小田急火災について思うこと

2017年9月10日に東京にて運行されている電車である小田急線が火災現場のすぐそばに緊急停車し、乗客を乗せたままの車両の屋根が一時炎上する事件が発生しました。これは主に3の段階に分けられます。まず、線路沿線で火災が発生しました。次に、火災の消防活動をしやすくするために現場にいた警察官が非常停止ボタンを押しました。その結果、車両が火災現場付近で緊急停車しました。幸い犠牲者は出なかった事件でしたが、いくつか思うことがあったため、ここに私の思考を残したいと思います。

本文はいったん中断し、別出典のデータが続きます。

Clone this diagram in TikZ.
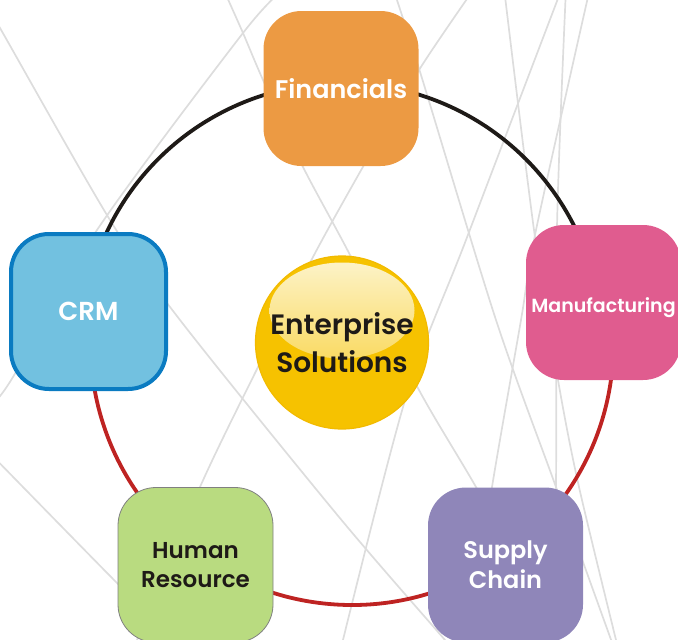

電車停止時 運転士に火災認識なし(Yahoo news)

小田急線火災 消防の要請で警察官が停止ボタン押す (NHK NEWS WEB)

車外から延焼…想定外 現場脇に非常停止、あわや大惨事 (産経新聞)

凡庸な悪

この事件は犠牲者等を出すことなく収束しましたが、しかし大規模な組織である警察、消防そして鉄道会社の連携がうまくできなかったことが浮き彫りになったといえると思います。こうした大規模な官僚機構が時として意図しない以上の悪をなす可能性がある事をアメリカの政治哲学者は指摘しました。

なぜ現場にいた運転手さんは火災現場から乗客を乗せた車両を動かせなかったのでしょうか?

それは、車両の運行は運行指令所の指示に従いなされるのであり、現場の判断だけで動かすことが出来ないからです。おそらくこういうケースは通常は想定できないものであり、マニュアル等が整備されていなかったのだと思います。そのため、運行指令所が即座に判断を下すことが出来ませんでした。しかしその間にも火災現場のそばで乗客が取り残されているのです。

現代では当たり前のことですが、大規模な組織では、判断を下す人間と現場で作業をする人間を分けています。これにより道徳上の問題が生じ得ると思います。今回現場にいた職員の方はおそらく、このままでは乗客が危険な状況だと認識をしていたはずです。ですが、車両を動かすという決断をできませんでした。しかし仮に運行指令所からの指示が大幅に遅れた場合、多くの人々が犠牲になっていた可能性が十分にあります。

このように、通常の人間が構造的に恐ろしい悪をなす可能性があることを、凡庸な悪というのだろうと私は思います。

どうすればよいのか

定められた規則に従い職務を忠実に執行する通常の大規模組織、いわゆる官僚機構は構造的にこうした問題を抱えるそうです。私が思うに、現場の運転手さんが、「あ、やっべー、もえてるー、危険だしちょっと動かそう。運行指令所の方々は現場が見えないから判断が遅くなってるだけだろうし、勝手に動かしちゃえ。」という感じで、命令を待つことなく決断して安全な場所まで車両を動かしてしまえば良かったのだろうと思います。

命令に従い行動するということはとても大切なことですが、イレギュラーな状況下で命令を待つという思考パターンを採用することは根本的にリスクを増加させる行為だと考えます。そのため、イレギュラーな状況下では命令を無視し己の自己責任のもとで、危険を回避する行動をすることがおそらく必要なのだと思います。私が仮にその立場だったらたぶんできませんが。